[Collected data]
[BEGIN]

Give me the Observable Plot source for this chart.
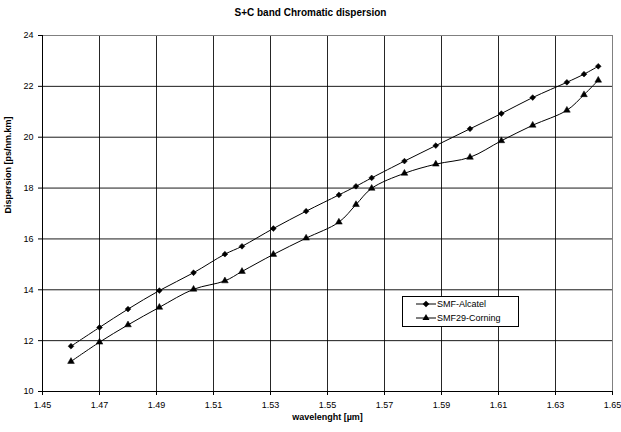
<!DOCTYPE html>
<html>
<head>
<meta charset="utf-8">
<script src="https://cdn.jsdelivr.net/npm/d3@7"></script>
<script src="https://cdn.jsdelivr.net/npm/@observablehq/plot@0.6"></script>
<style>
  body { margin: 0; background: #fff; font-family: "Liberation Sans", Arial, sans-serif; }
  #wrap { position: relative; width: 621px; height: 432px; }
  #title { height: 25px; line-height: 26px; text-align: center; font-weight: bold; font-size: 10px; }
  #legend { position: absolute; left: 402px; top: 296px; width: 115px; height: 29px; border: 1px solid #000; background: #fff; font-size: 9px; }
  #legend .row { display: flex; align-items: center; height: 14px; padding-left: 13px; }
  #legend svg { margin-right: 1px; }
</style>
</head>
<body>
<div id="wrap">
  <div id="title">S+C band Chromatic dispersion</div>
  <div id="chart"></div>
  <div id="legend"></div>
</div>
<script>
const wavelengths = [1.460, 1.470, 1.480, 1.491, 1.503, 1.514, 1.520, 1.531, 1.5425, 1.554, 1.560, 1.5655, 1.577, 1.588, 1.600, 1.611, 1.622, 1.634, 1.640, 1.645];
const alcatel = [11.78, 12.52, 13.24, 13.97, 14.67, 15.40, 15.71, 16.41, 17.09, 17.73, 18.07, 18.40, 19.06, 19.67, 20.33, 20.93, 21.56, 22.16, 22.48, 22.79];
const corning = [11.18, 11.94, 12.62, 13.31, 14.02, 14.35, 14.72, 15.39, 16.03, 16.66, 17.35, 17.99, 18.58, 18.94, 19.21, 19.86, 20.47, 21.06, 21.67, 22.24];
const seriesNames = ["SMF-Alcatel", "SMF29-Corning"];
const xTicks = [1.45, 1.47, 1.49, 1.51, 1.53, 1.55, 1.57, 1.59, 1.61, 1.63, 1.65];
const yTicks = [10, 12, 14, 16, 18, 20, 22, 24];

const dataA = wavelengths.map((w, i) => ({x: w, y: alcatel[i], s: seriesNames[0]}));
const dataC = wavelengths.map((w, i) => ({x: w, y: corning[i], s: seriesNames[1]}));

const chart = Plot.plot({
  width: 621,
  height: 407,
  marginTop: 10,
  marginLeft: 42,
  marginRight: 9,
  marginBottom: 41,
  style: {fontFamily: "Liberation Sans, Arial, sans-serif", fontSize: "9px", color: "#000", background: "#fff"},
  x: {domain: [1.45, 1.65], ticks: xTicks, tickFormat: d3.format(".2f"), label: null, tickSize: 4, tickPadding: 6},
  y: {domain: [10, 24], ticks: yTicks, label: null, tickSize: 4, tickPadding: 5},
  marks: [
    Plot.gridX(xTicks, {stroke: "#000", strokeOpacity: 0.85, strokeWidth: 1}),
    Plot.gridY(yTicks, {stroke: "#000", strokeOpacity: 0.9, strokeWidth: 1}),
    Plot.frame({stroke: "#808080"}),
    Plot.ruleX([1.45], {stroke: "#000", strokeWidth: 1}),
    Plot.ruleY([10], {stroke: "#000", strokeWidth: 1}),
    Plot.axisX({ticks: xTicks, tickFormat: d3.format(".2f"), tickSize: 4, tickPadding: 6, label: null}),
    Plot.axisY({ticks: yTicks, tickSize: 4, tickPadding: 5, label: null}),
    Plot.text(["wavelenght [µm]"], {frameAnchor: "bottom", dy: 28, fontWeight: "bold", fontSize: 9}),
    Plot.text(["Dispersion [ps/nm.km]"], {frameAnchor: "left", rotate: -90, dx: -34, fontWeight: "bold", fontSize: 9}),
    Plot.line(dataA, {x: "x", y: "y", stroke: "#000", strokeWidth: 1, curve: "catmull-rom"}),
    Plot.line(dataC, {x: "x", y: "y", stroke: "#000", strokeWidth: 1, curve: "catmull-rom"}),
    Plot.dot(dataA, {x: "x", y: "y", symbol: "diamond2", r: 2.6, fill: "#000", stroke: "#000", strokeWidth: 0.5}),
    Plot.dot(dataC, {x: "x", y: "y", symbol: "triangle2", r: 3.2, fill: "#000", stroke: "#000", strokeWidth: 0.5})
  ]
});
document.getElementById("chart").appendChild(chart);

const leg = document.getElementById("legend");
const shapes = [d3.symbolDiamond2, d3.symbolTriangle2];
const sizes = [28, 36];
seriesNames.forEach((name, i) => {
  const row = document.createElement("div");
  row.className = "row";
  const svg = d3.create("svg").attr("width", 20).attr("height", 10);
  svg.append("line").attr("x1", 0).attr("x2", 20).attr("y1", 5).attr("y2", 5).attr("stroke", "#000");
  svg.append("path").attr("d", d3.symbol(shapes[i], sizes[i])()).attr("transform", "translate(10,5)").attr("fill", "#000");
  row.appendChild(svg.node());
  const span = document.createElement("span");
  span.textContent = name;
  row.appendChild(span);
  leg.appendChild(row);
});
</script>
</body>
</html>
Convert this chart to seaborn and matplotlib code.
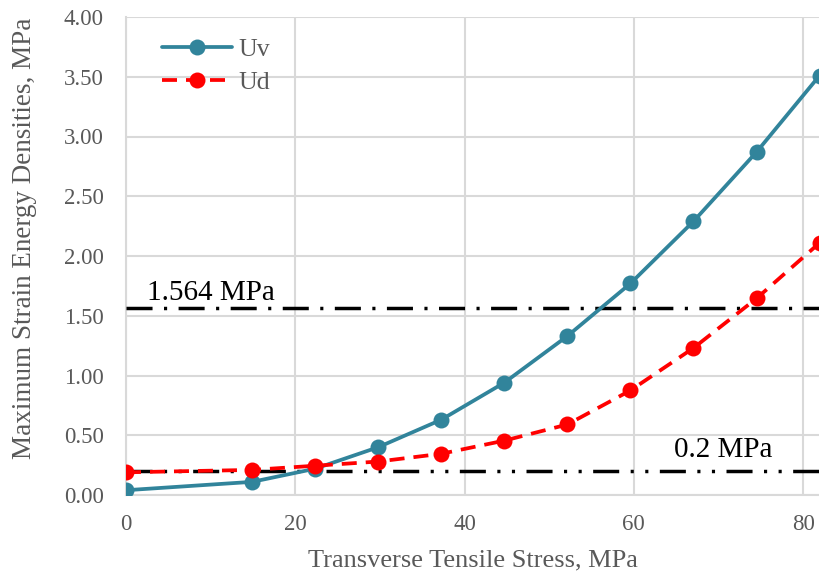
import matplotlib
matplotlib.use("Agg")
import matplotlib.pyplot as plt
import seaborn as sns
import pandas as pd

# Transverse tensile stress (MPa) and the two strain energy densities (MPa)
stress = [0, 14.9, 22.35, 29.8, 37.25, 44.7, 52.15, 59.6, 67.05, 74.5, 81.95]
uv = [0.04, 0.11, 0.22, 0.40, 0.63, 0.94, 1.33, 1.77, 2.29, 2.87, 3.51]
ud = [0.19, 0.21, 0.245, 0.28, 0.345, 0.455, 0.59, 0.875, 1.23, 1.645, 2.11]

# Critical threshold levels
thresholds = [1.564, 0.2]
threshold_labels = ["1.564 MPa", "0.2 MPa"]

x_ticks = [0, 20, 40, 60, 80]
y_ticks = [0.0, 0.5, 1.0, 1.5, 2.0, 2.5, 3.0, 3.5, 4.0]

sns.set_theme(style="whitegrid")
plt.rcParams["font.family"] = ["Liberation Serif", "DejaVu Serif"]

df = pd.DataFrame({
    "stress": stress * 2,
    "value": uv + ud,
    "series": ["Uv"] * len(uv) + ["Ud"] * len(ud),
})

fig = plt.figure(figsize=(8.2, 5.77), dpi=100)
ax = fig.add_axes([126 / 820, 1 - 495 / 577, 1 - 126 / 820, (495 - 17) / 577])

teal = "#31849b"
red = "#ff0000"

sns.lineplot(data=df[df.series == "Uv"], x="stress", y="value", ax=ax,
             color=teal, lw=2.7, marker="o", markersize=11.5,
             markeredgewidth=0, label="Uv", zorder=4)
sns.lineplot(data=df[df.series == "Ud"], x="stress", y="value", ax=ax,
             color=red, lw=2.7, marker="o", markersize=11.5,
             markeredgewidth=0, label="Ud", zorder=5)
ax.lines[-1].set_dashes([4.0, 2.4])

# Threshold lines: dash-dot and dash-dot-dot
ax.axhline(thresholds[0], color="black", lw=2.5, dashes=[7.5, 3.3, 0.9, 3.3], zorder=3)
ax.axhline(thresholds[1], color="black", lw=2.5,
           dashes=[7.5, 3.3, 0.9, 3.3, 0.9, 3.3], zorder=3)

ax.text(2.5, 1.69, threshold_labels[0], fontsize=21, color="black",
        ha="left", va="center")
ax.text(70.6, 0.375, threshold_labels[1], fontsize=21, color="black",
        ha="center", va="center")

ax.set_xlim(0, 82)
ax.set_ylim(0, 4.0)
ax.set_xticks(x_ticks)
ax.set_yticks(y_ticks)
ax.set_yticklabels([f"{v:.2f}" for v in y_ticks])
ax.tick_params(axis="both", labelsize=16.5, labelcolor="#595959", length=0)
ax.tick_params(axis="y", pad=16)
ax.tick_params(axis="x", pad=14)

ax.grid(True, color="#d9d9d9", lw=1.5)
for side in ["top", "right"]:
    ax.spines[side].set_visible(False)
for side in ["left", "bottom"]:
    ax.spines[side].set_color("#d9d9d9")
    ax.spines[side].set_linewidth(1.5)

ax.set_xlabel("Transverse Tensile Stress, MPa", fontsize=19, color="#595959",
              labelpad=10)
ax.set_ylabel("Maximum Strain Energy Densities, MPa", fontsize=19.5,
              color="#595959")
ax.yaxis.set_label_coords(-0.128, 0.538)

leg = ax.legend(loc="upper left", bbox_to_anchor=(0.019, 1.005), frameon=False,
                fontsize=18.5, handlelength=2.7, handletextpad=0.25,
                labelspacing=0.4)
for t in leg.get_texts():
    t.set_color("#595959")

fig.savefig("out.png", dpi=100)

[END]

Print, exactly as written, the lines above from the first one to the one containing "const dataC = wavelengths.map((w, i)". Leave out pictures.

Give me the Observable Plot source for this chart.
<!DOCTYPE html>
<html>
<head>
<meta charset="utf-8">
<script src="https://cdn.jsdelivr.net/npm/d3@7"></script>
<script src="https://cdn.jsdelivr.net/npm/@observablehq/plot@0.6"></script>
<style>
  body { margin: 0; background: #fff; font-family: "Liberation Sans", Arial, sans-serif; }
  #wrap { position: relative; width: 621px; height: 432px; }
  #title { height: 25px; line-height: 26px; text-align: center; font-weight: bold; font-size: 10px; }
  #legend { position: absolute; left: 402px; top: 296px; width: 115px; height: 29px; border: 1px solid #000; background: #fff; font-size: 9px; }
  #legend .row { display: flex; align-items: center; height: 14px; padding-left: 13px; }
  #legend svg { margin-right: 1px; }
</style>
</head>
<body>
<div id="wrap">
  <div id="title">S+C band Chromatic dispersion</div>
  <div id="chart"></div>
  <div id="legend"></div>
</div>
<script>
const wavelengths = [1.460, 1.470, 1.480, 1.491, 1.503, 1.514, 1.520, 1.531, 1.5425, 1.554, 1.560, 1.5655, 1.577, 1.588, 1.600, 1.611, 1.622, 1.634, 1.640, 1.645];
const alcatel = [11.78, 12.52, 13.24, 13.97, 14.67, 15.40, 15.71, 16.41, 17.09, 17.73, 18.07, 18.40, 19.06, 19.67, 20.33, 20.93, 21.56, 22.16, 22.48, 22.79];
const corning = [11.18, 11.94, 12.62, 13.31, 14.02, 14.35, 14.72, 15.39, 16.03, 16.66, 17.35, 17.99, 18.58, 18.94, 19.21, 19.86, 20.47, 21.06, 21.67, 22.24];
const seriesNames = ["SMF-Alcatel", "SMF29-Corning"];
const xTicks = [1.45, 1.47, 1.49, 1.51, 1.53, 1.55, 1.57, 1.59, 1.61, 1.63, 1.65];
const yTicks = [10, 12, 14, 16, 18, 20, 22, 24];

const dataA = wavelengths.map((w, i) => ({x: w, y: alcatel[i], s: seriesNames[0]}));
const dataC = wavelengths.map((w, i) => ({x: w, y: corning[i], s: seriesNames[1]}));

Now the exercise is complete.